§ **Job**
Would you quote the material below from its first line through the line containing "ctx.font = '16px ' + SERIF;", exactly and with both ends included?

§ **Data shown**

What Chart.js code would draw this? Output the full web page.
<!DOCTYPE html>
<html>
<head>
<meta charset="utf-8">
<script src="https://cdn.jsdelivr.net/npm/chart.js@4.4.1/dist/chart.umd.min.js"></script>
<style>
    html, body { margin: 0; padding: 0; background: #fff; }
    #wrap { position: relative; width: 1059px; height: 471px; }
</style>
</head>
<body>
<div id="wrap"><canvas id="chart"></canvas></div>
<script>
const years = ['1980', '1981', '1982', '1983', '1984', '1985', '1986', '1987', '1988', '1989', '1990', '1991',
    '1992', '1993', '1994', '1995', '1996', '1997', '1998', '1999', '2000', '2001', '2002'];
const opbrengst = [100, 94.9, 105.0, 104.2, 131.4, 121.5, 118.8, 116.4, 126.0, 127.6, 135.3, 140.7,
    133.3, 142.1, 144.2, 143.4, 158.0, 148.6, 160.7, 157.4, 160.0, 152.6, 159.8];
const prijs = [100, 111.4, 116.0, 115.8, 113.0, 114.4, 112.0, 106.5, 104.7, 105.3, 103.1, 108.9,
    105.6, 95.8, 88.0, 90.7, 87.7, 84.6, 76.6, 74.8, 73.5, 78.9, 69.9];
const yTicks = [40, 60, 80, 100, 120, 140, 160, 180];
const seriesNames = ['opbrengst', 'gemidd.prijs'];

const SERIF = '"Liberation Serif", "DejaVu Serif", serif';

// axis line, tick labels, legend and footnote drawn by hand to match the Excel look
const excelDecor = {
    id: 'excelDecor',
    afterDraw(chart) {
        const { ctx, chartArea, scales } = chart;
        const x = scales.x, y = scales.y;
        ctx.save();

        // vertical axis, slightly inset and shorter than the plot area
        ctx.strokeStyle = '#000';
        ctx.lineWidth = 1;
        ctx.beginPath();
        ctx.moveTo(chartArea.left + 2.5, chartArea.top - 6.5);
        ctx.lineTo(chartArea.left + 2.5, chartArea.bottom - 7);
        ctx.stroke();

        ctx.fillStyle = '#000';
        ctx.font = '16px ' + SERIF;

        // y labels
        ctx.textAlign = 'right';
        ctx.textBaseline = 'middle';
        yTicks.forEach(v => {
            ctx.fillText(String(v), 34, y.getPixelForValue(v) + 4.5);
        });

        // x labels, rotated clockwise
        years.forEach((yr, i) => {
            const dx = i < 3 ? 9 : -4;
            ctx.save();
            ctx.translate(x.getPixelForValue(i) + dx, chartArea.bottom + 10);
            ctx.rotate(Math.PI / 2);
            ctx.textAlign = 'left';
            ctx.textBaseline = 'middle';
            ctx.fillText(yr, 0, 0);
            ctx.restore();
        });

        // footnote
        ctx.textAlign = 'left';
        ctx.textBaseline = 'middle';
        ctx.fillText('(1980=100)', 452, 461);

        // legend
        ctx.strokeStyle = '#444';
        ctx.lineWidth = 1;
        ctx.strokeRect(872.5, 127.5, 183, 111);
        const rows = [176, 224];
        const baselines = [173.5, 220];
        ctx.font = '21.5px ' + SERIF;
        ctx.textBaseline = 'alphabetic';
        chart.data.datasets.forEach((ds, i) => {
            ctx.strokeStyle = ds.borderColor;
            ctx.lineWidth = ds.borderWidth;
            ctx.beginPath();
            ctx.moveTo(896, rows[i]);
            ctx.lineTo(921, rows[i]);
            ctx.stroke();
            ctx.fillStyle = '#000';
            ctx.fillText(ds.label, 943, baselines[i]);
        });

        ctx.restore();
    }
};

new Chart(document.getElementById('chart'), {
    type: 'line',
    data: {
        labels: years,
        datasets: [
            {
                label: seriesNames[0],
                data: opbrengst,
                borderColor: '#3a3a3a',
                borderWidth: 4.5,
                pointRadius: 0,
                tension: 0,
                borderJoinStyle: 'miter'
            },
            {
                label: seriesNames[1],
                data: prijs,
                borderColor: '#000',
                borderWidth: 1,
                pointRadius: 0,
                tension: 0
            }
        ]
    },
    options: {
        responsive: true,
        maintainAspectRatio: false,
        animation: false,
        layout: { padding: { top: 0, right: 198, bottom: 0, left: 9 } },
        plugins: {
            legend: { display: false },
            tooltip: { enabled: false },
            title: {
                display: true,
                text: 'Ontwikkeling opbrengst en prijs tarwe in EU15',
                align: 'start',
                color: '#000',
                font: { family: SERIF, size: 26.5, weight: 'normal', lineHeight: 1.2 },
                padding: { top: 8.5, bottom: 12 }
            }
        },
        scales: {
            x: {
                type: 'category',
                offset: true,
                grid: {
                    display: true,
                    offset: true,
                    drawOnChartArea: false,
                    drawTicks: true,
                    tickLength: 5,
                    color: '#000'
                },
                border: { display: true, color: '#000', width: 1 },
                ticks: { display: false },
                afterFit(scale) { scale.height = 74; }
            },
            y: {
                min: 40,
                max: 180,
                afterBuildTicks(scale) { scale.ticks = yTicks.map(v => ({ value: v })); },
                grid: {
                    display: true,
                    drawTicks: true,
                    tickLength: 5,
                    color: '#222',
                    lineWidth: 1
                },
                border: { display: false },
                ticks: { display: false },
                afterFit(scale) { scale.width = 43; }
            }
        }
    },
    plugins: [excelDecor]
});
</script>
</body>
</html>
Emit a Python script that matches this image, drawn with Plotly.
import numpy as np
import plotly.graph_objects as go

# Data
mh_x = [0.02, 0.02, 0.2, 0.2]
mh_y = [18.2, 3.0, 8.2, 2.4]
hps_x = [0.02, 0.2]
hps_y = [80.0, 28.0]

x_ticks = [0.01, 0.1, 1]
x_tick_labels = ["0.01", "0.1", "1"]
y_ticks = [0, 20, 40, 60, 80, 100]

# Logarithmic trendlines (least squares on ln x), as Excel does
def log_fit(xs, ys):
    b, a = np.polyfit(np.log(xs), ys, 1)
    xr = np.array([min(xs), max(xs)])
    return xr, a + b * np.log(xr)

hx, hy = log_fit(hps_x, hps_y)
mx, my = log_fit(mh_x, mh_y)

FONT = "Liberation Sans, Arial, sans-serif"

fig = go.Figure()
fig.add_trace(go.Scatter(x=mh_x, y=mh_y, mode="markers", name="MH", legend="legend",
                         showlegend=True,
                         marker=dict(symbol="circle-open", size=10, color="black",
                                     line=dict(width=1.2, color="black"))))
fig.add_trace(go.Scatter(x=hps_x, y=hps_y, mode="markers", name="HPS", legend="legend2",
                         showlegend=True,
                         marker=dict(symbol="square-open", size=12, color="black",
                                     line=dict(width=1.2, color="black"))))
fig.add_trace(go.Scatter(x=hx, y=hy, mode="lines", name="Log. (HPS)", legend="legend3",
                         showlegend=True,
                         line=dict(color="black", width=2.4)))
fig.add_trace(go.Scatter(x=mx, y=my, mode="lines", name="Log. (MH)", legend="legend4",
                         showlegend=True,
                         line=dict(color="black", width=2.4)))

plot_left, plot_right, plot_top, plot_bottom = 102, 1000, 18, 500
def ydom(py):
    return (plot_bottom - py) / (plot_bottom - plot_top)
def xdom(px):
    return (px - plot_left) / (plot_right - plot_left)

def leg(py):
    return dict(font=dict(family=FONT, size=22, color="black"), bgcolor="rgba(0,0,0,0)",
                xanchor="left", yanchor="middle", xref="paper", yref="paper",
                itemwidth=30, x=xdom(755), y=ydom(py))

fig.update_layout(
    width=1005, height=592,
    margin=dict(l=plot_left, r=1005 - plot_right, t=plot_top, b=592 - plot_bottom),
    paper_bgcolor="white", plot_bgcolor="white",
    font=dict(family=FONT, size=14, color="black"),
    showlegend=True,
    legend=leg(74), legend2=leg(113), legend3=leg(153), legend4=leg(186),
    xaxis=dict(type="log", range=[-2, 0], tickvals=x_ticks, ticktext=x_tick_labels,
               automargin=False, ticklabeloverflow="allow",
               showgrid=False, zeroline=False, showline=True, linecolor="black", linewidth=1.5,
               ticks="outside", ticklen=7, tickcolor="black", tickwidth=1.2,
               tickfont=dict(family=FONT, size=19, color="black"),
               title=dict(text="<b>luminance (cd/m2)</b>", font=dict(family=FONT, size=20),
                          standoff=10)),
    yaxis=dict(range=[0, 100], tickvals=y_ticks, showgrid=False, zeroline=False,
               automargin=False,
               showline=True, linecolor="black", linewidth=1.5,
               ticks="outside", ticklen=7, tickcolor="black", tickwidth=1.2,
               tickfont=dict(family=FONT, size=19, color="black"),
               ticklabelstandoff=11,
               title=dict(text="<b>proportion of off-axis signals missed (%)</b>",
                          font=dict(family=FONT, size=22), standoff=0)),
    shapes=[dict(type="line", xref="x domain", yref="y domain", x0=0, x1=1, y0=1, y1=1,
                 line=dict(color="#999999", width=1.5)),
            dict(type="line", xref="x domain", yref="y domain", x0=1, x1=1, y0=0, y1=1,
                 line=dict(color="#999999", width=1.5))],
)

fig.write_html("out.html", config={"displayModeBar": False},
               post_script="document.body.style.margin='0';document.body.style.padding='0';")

§ **Worked solution**
What Chart.js code would draw this? Output the full web page.
<!DOCTYPE html>
<html>
<head>
<meta charset="utf-8">
<script src="https://cdn.jsdelivr.net/npm/chart.js@4.4.1/dist/chart.umd.min.js"></script>
<style>
    html, body { margin: 0; padding: 0; background: #fff; }
    #wrap { position: relative; width: 1059px; height: 471px; }
</style>
</head>
<body>
<div id="wrap"><canvas id="chart"></canvas></div>
<script>
const years = ['1980', '1981', '1982', '1983', '1984', '1985', '1986', '1987', '1988', '1989', '1990', '1991',
    '1992', '1993', '1994', '1995', '1996', '1997', '1998', '1999', '2000', '2001', '2002'];
const opbrengst = [100, 94.9, 105.0, 104.2, 131.4, 121.5, 118.8, 116.4, 126.0, 127.6, 135.3, 140.7,
    133.3, 142.1, 144.2, 143.4, 158.0, 148.6, 160.7, 157.4, 160.0, 152.6, 159.8];
const prijs = [100, 111.4, 116.0, 115.8, 113.0, 114.4, 112.0, 106.5, 104.7, 105.3, 103.1, 108.9,
    105.6, 95.8, 88.0, 90.7, 87.7, 84.6, 76.6, 74.8, 73.5, 78.9, 69.9];
const yTicks = [40, 60, 80, 100, 120, 140, 160, 180];
const seriesNames = ['opbrengst', 'gemidd.prijs'];

const SERIF = '"Liberation Serif", "DejaVu Serif", serif';

// axis line, tick labels, legend and footnote drawn by hand to match the Excel look
const excelDecor = {
    id: 'excelDecor',
    afterDraw(chart) {
        const { ctx, chartArea, scales } = chart;
        const x = scales.x, y = scales.y;
        ctx.save();

        // vertical axis, slightly inset and shorter than the plot area
        ctx.strokeStyle = '#000';
        ctx.lineWidth = 1;
        ctx.beginPath();
        ctx.moveTo(chartArea.left + 2.5, chartArea.top - 6.5);
        ctx.lineTo(chartArea.left + 2.5, chartArea.bottom - 7);
        ctx.stroke();

        ctx.fillStyle = '#000';
        ctx.font = '16px ' + SERIF;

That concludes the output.